LA COMMUNE DE PARIS EN 1871
À l’initiative de la Mairie de Paris, vient d’être éditée une forte brochure, qui n’est pas destinée à la vente, mais qui sera mise à la disposition des établissements scolaires et des bibliothèques parisiennes. Une préface du Maire de Paris indique bien l’importance de cette initiative que nous avons saluée dans notre précédent bulletin. L’ouvrage est collectif (dix auteurs) sans que soit indiqué le nom d’un coordinateur même si Robert Tombs qui signe la conclusion semble avoir joué un rôle essentiel.

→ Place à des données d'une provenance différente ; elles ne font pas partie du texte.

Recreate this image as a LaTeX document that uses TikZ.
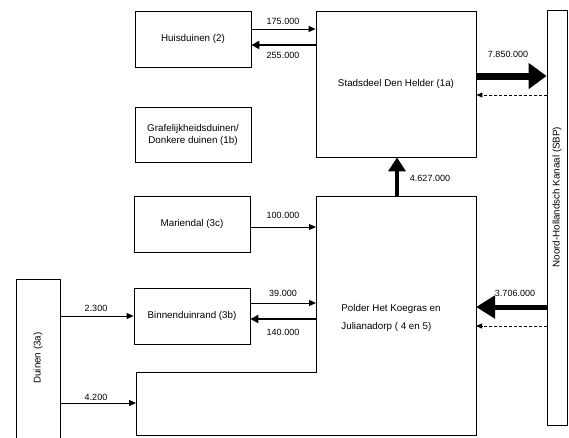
\documentclass[tikz,border=0pt]{standalone}
\usepackage{fontspec}
\setmainfont{Liberation Sans}
\usetikzlibrary{arrows.meta}
\begin{document}
\begin{tikzpicture}[x=1pt,y=-1pt,
  box/.style={draw, line width=0.8pt, inner sep=0pt, align=center, font=\fontsize{9.8}{12}\selectfont},
  lbl/.style={inner sep=0pt, font=\fontsize{9}{11}\selectfont},
  thinarr/.style={line width=1pt, -{Triangle[length=7pt,width=6pt]}},
  medarr/.style={line width=2pt, -{Triangle[length=8pt,width=8pt]}},
  bigarr/.style={line width=4pt, -{Triangle[length=14pt,width=17pt]}},
  largearr/.style={line width=5pt, -{Triangle[length=19pt,width=22pt]}},
  hugearr/.style={line width=7pt, -{Triangle[length=18pt,width=25pt]}},
  dasharr/.style={line width=1pt, dash pattern=on 3pt off 2pt, -{Triangle[length=6pt,width=5pt]}}]
\useasboundingbox (0,0) rectangle (569,437);
% boxes
\node[box, minimum width=116, minimum height=56] (hd) at (193,39) {Huisduinen (2)};
\node[box, minimum width=116, minimum height=55] (gd) at (193,134.5) {Grafelijkheidsduinen/\\Donkere duinen (1b)};
\node[box, minimum width=160, minimum height=146] (sd) at (396,84) {Stadsdeel Den Helder (1a)};
\node[box, minimum width=116, minimum height=56] (md) at (192,224) {Mariendal (3c)};
\node[box, minimum width=116, minimum height=56] (bd) at (192,316) {Binnenduinrand (3b)};
% Duinen (open at bottom)
\coordinate (du-tl) at (16,279);
\coordinate (du-tr) at (60,279);
\draw[line width=0.8pt] (16,440) -- (du-tl) -- (du-tr) -- (60,440);
\node[lbl, rotate=90, font=\fontsize{9.8}{12}\selectfont] (du) at (38,358) {Duinen (3a)};
% Canal
\node[draw, line width=0.8pt, minimum width=20, minimum height=415, inner sep=0pt] (nk) at (557,217.5) {};
\node[lbl, rotate=90, font=\fontsize{9.8}{12}\selectfont] (nkt) at (557,197) {Noord-Hollandsch Kanaal (SBP)};
% Polder shape
\coordinate (p1) at (316,196);
\coordinate (p2) at (476,196);
\coordinate (p3) at (476,435);
\coordinate (p4) at (136,435);
\coordinate (p5) at (136,372);
\coordinate (p6) at (316,372);
\draw[line width=0.8pt] (p1) -- (p2) -- (p3) -- (p4) -- (p5) -- (p6) -- cycle;
\node[inner sep=0pt, align=left, font=\fontsize{9.8}{18}\selectfont] (pol) at (391,318) {Polder Het Koegras en\\Julianadorp ( 4 en 5)};
% arrows
\draw[thinarr] ([yshift=10pt]hd.east) -- ([yshift=10pt]hd.east -| sd.west);
\draw[medarr] ([yshift=-6pt]hd.east -| sd.west) -- ([yshift=-6pt]hd.east);
\draw[hugearr] ([yshift=8pt]sd.east) -- ([yshift=8pt]sd.east -| nk.west);
\draw[dasharr] ([yshift=-11pt]sd.east -| nk.west) -- ([yshift=-11pt]sd.east);
\coordinate (up) at (397,196);
\draw[bigarr] (up) -- (up |- sd.south);
\draw[thinarr] ([yshift=-3pt]md.east) -- ([yshift=-3pt]md.east -| p1);
\draw[thinarr] ([yshift=13pt]bd.east) -- ([yshift=13pt]bd.east -| p1);
\draw[medarr] ([yshift=-3pt]bd.east -| p1) -- ([yshift=-3pt]bd.east);
\draw[thinarr] (du-tr |- bd.west) -- (bd.west);
\coordinate (d42) at (60,403);
\draw[thinarr] (d42) -- (d42 -| p4);
\coordinate (c37) at (547,307);
\draw[largearr] (c37) -- (c37 -| p2);
\coordinate (c38) at (547,326);
\draw[dasharr] (c38) -- (c38 -| p2);
% labels
\node[lbl] (l1) at (283,21) {175.000};
\node[lbl] (l2) at (283,55) {255.000};
\node[lbl] (l3) at (508,54) {7.850.000};
\node[lbl] (l4) at (430,178) {4.627.000};
\node[lbl] (l5) at (283,215) {100.000};
\node[lbl] (l6) at (283,293) {39.000};
\node[lbl] (l7) at (283,332) {140.000};
\node[lbl] (l8) at (96,308) {2.300};
\node[lbl] (l9) at (96,397) {4.200};
\node[lbl] (l10) at (515,293) {3.706.000};
\end{tikzpicture}
\end{document}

Ces 76 pages (d’une typographie très aérée) ne pouvaient bien sûr retracer toute l’histoire de la Commune et doivent d’abord être appréciées comme une vue synthétique et une première approche. Dans ce sens le bilan est dans l’ensemble sensiblement réussi. Le jeune lecteur ou celui qui découvre cette période disposera d’un instrument qui lui donnera les premiers éléments factuels, chronologiques, sociaux ou institutionnels. Cependant, certains aspects sont mal traités. Le cas le plus flagrant est celui du chapitre sur les femmes et la Commune où l’auteur oublie tout simplement l’Union des femmes, Nathalie Lemel et Elisabeth Dmitrieff ! Heureusement le maire de Paris, Bertrand Delanoë, les évoque dans sa préface…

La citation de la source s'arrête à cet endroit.